Bühnenbildner Siegfried E. Mayer schafft dafür Räume und Kostüme, die zum Niederknien magisch sind. Dieser Moment, wenn sich mitten im grellen Karnevalschor ein gigantischer Rahmen aus dem Bühnenhimmel löst und zum Dachfenster eines Ateliers vor Pariser Sternenhimmel wird! Dieser Moment, wenn alle Klischees von der türenknallenden Operette sich im dritten Akt in einen gigantischen Hotelflur verwandeln! Bei genauerem Hinsehen erweisen sich diese Räume jedoch als „unmöglich“. Die Hotelzimmertüren sind bald doppelt mannshoch, das Dachatelier eher das gewaltige Wurmloch eines Paralleluniversums als das Kämmerchen eines mittellosen Künstlers. Nur im zweiten Akt müssen die Protagonisten nicht mehr spielen, dass sie spielen, denn der vollzieht sich auf der Hinterbühne eines Theaters. Allein der Operettenfürst Basil Basilowitsch gibt hier den Operettenfürsten, der sich an Hamlets „Sein oder Nichtsein“ vergreift.
Standesdünkel und Gier
Roland Hüve hat den Stoff klug bearbeitet, einen Running Gag sowie viele aktuelle Anspielungen eingestreut, die das Publikum vor Glück jauchzen lassen, denn es ahnt ja, dass dieses Abenteuer gut ausgehen wird, obwohl es so schmierig beginnt, weil Geldgier auf Standesdünkel trifft. Fürst Basil betritt mit seinen Freunden von Moskau Inkasso die Szene und bietet dem René von Luxemburg Geld, damit der die Sängerin Angèle heiratet, die der Fürst wiederum selbst gerne zur Frau nehmen möchte, was er aber nicht kann, solange sie nicht adelig ist. Also traut man sich ohne Blickkontakt, das Gemälde eines schiefen Eiffelturms bildet den Paravent, und verabredet sich baldmöglichst zur Scheidung.
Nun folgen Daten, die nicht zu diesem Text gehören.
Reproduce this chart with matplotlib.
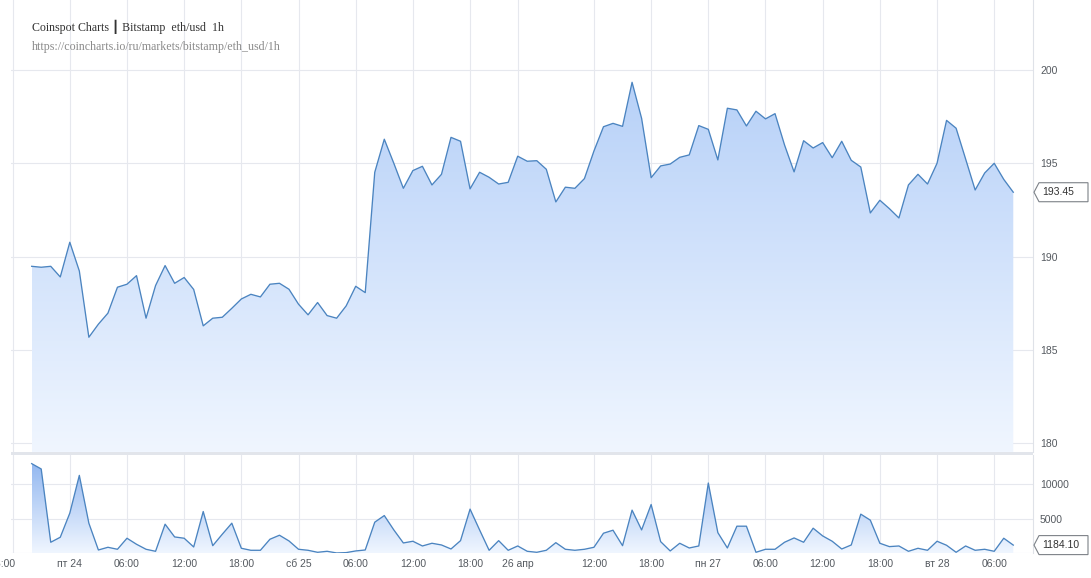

Eine großartige Sopranistin
Kenneth Mattice legt diesen René mit feinem lyrischen Bariton als beinahe tragische Figur mit einer Mischung aus Hochmut und Verletzlichkeit an, der versucht, sich durchs Leben zu balancieren, aber schon lange den Boden unter den Füßen verloren hat. Sopranistin Angela Davis ist eine strahlende Angèle, eine Operetten-Prinzessin nach Maß mit zauberhaften Glanzlichtern in der Stimme. Cristina Piccardi singt die Juliette mit quecksilberhellen Tönen. Tenor Richard van Gemert ist ein überaus spielfreudiger Maler Armand. Oliver Weidinger legt den Basil Basilowitsch weniger als alten Sack auf Freiersfüßen an, denn als gerissenen und auch fiesen Autokraten, der haben muss, was er haben will. Im dritten Akt schlägt schließlich die Stunde der Fürstin Kokozowa, die von vielen Mezzosopranistinnen als angejahrtes Schrapnell gezeichnet wird, aber nicht so in Hagen. Hier gleitet Marilyn Bennett mit in langen russischen Wintern vorgeglühtem Sexappeal auf die Bühne, eine Erzkomödiantin mit eisernem Rückgrat, die ihren Basil schon das Fürchten lehren wird. Der Chor übernimmt viele solistische Aufgaben; mitunter klappt die Abstimmung zwischen ihm und dem Orchester nicht, das Stück ist eben rasend schnell, doch das tut der positiven Gesamtwirkung keinen Abbruch.
Rodrigo Tomillo dirigiert mit fröhlichem Elan, das Orchester präsentiert sich in Bestform und bringt den Kolorit der Partitur zwischen Galopp und Kasatschok zum Glühen, sorgt aber dazu immer wieder für zarten, romantischen Walzerschmelz. Am Ende greifen die Verliebten ja doch zu den Sternen, und der Traumprinz kriegt die schöne Sängerin.